There are four DAT tapes altogether. These are the newest media in the box and appear to date from 1993 (going by the labels). Two are DDS-2 PDP-120 and one is an older DDS-1, DDS-60. The last is unlabelled, and may well be blank.

It's possible that these DAT tapes contain a backup of the old stuff, but not as likely as the old tapes. Of course, they have a lot more capacity, so it's always possible there's an old backup, tar or zip chucked on there somewhere.

The tape drive is from an old Sun machine and is an HP model, C5683 - 00625. This is a DDS-4 drive, so in theory it should be able to read DDS-2 and DDS-1. It's also SCSI. Hunting around, I found an Advansys ABP-940UW SCSI card. I'm sure I had some Adaptecs somewhere, but the Advansys models were meant to be compatible. I also have the drive cable.

So, in theory, it should work with Windows XP. Turns out Windows XP was the best Windows for tape drives.
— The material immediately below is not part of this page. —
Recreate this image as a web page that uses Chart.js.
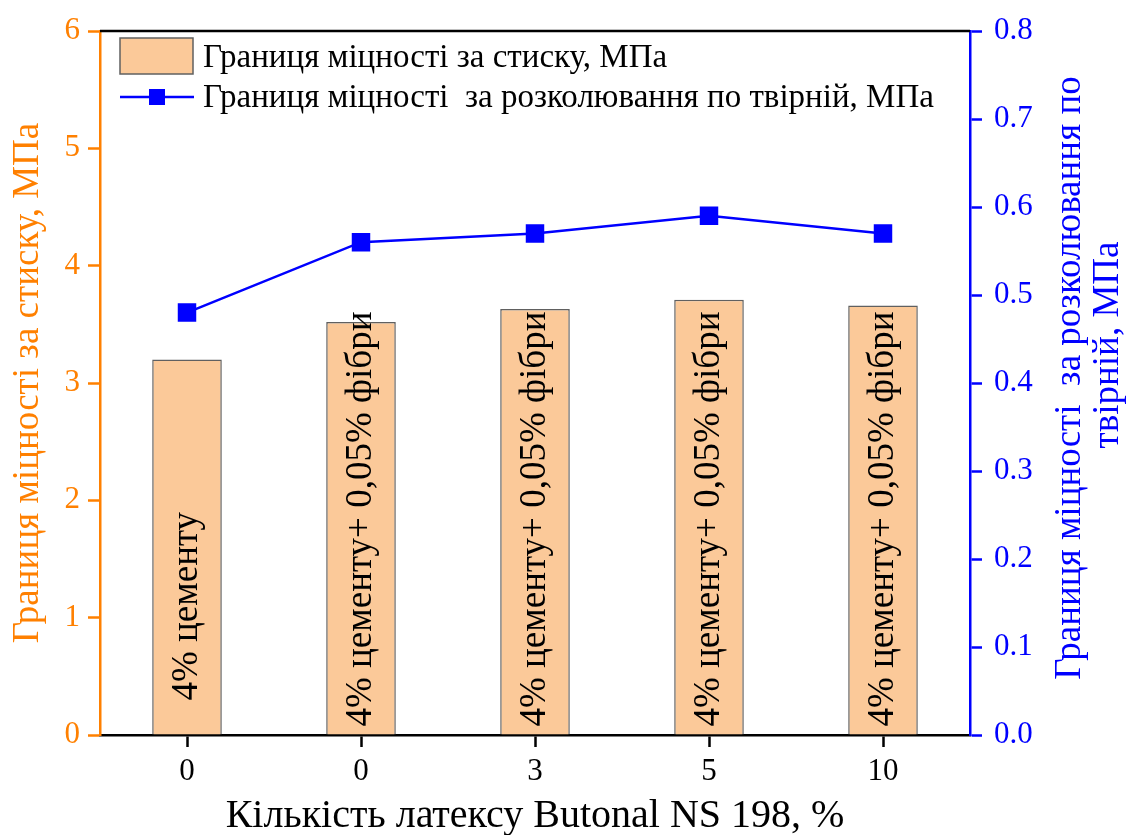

It supported them well and even came with the ntbackup program. Later Microsoft took tape support out of Windows; at least the non-pro editions.

Plugging everything in, I find the Advansys SCSI card comes up in the BIOS and is recognised by windows. Without even updating the driver, and Windows reports a working HP C5683A tape drive. Wow!

But does it work?

Short answer; No. Annoyingly, it appears, although it is working in Windows, there is no way to read tapes directly without using the infamous ntbackup program. Of course, these backups are not Windows ntbackup format.

How about this; dd if=\\.\TAPE0 of=moo count=1000. Nice try. Apparently, there is a TAPE0 device, but it doesn't work without a tape loaded. Ha!

Load a tape?

Doesn't work. I put in a tape. The machine whirs, then the tape is spat out, even before any commands are issued. Very odd. I'm wondering if this is because these tapes are not in any Windows recognisable format, so it ejects them. But if that's the case, how would you write over an old tape?

I think something is wrong, but i don't know what. The tapes looks fine and no error light appear on the drive.

Load Linux instead?

What a fab idea! You know the Debian that worked so well last time. I'm not going to reformat the hard disk, so we'll try some live distros. I tried Slax, since that was lying around. Didn't see the drive.

So I download and burn Debian Live 8.

First problem is the idiots make logging in a problem; root/toor. nope. root/blank no. root/admin no. root/root... Turns out you can't login as root on the live distro! I'm starting to get annoyed again by Debian. After some Googling, I find you have to login as user/live. WTF? But you can't su. sudo works though. But worse than that, there's no /dev/st0 Well done Debian, for another total waste of time!

I've run out of time for the while. The Windows attempt almost worked, and any fresh attempt might be better with that.

Update!

Turns out the PDP-120 tapes are DAT Audio tapes. The firmware in the drive probably notices this and rejects the tape. How they got used for data, I'm not sure. Perhaps bogus firmware? Furthermore the DDS-60 tape might not be readable by this drive. Consulting the manual, it claims it can read DDS-1 but it lists DDS-90 and not DDS-60. Perhaps the 60 is just too small or old. Not sure. But I think the DAT Audio factor explains my problem.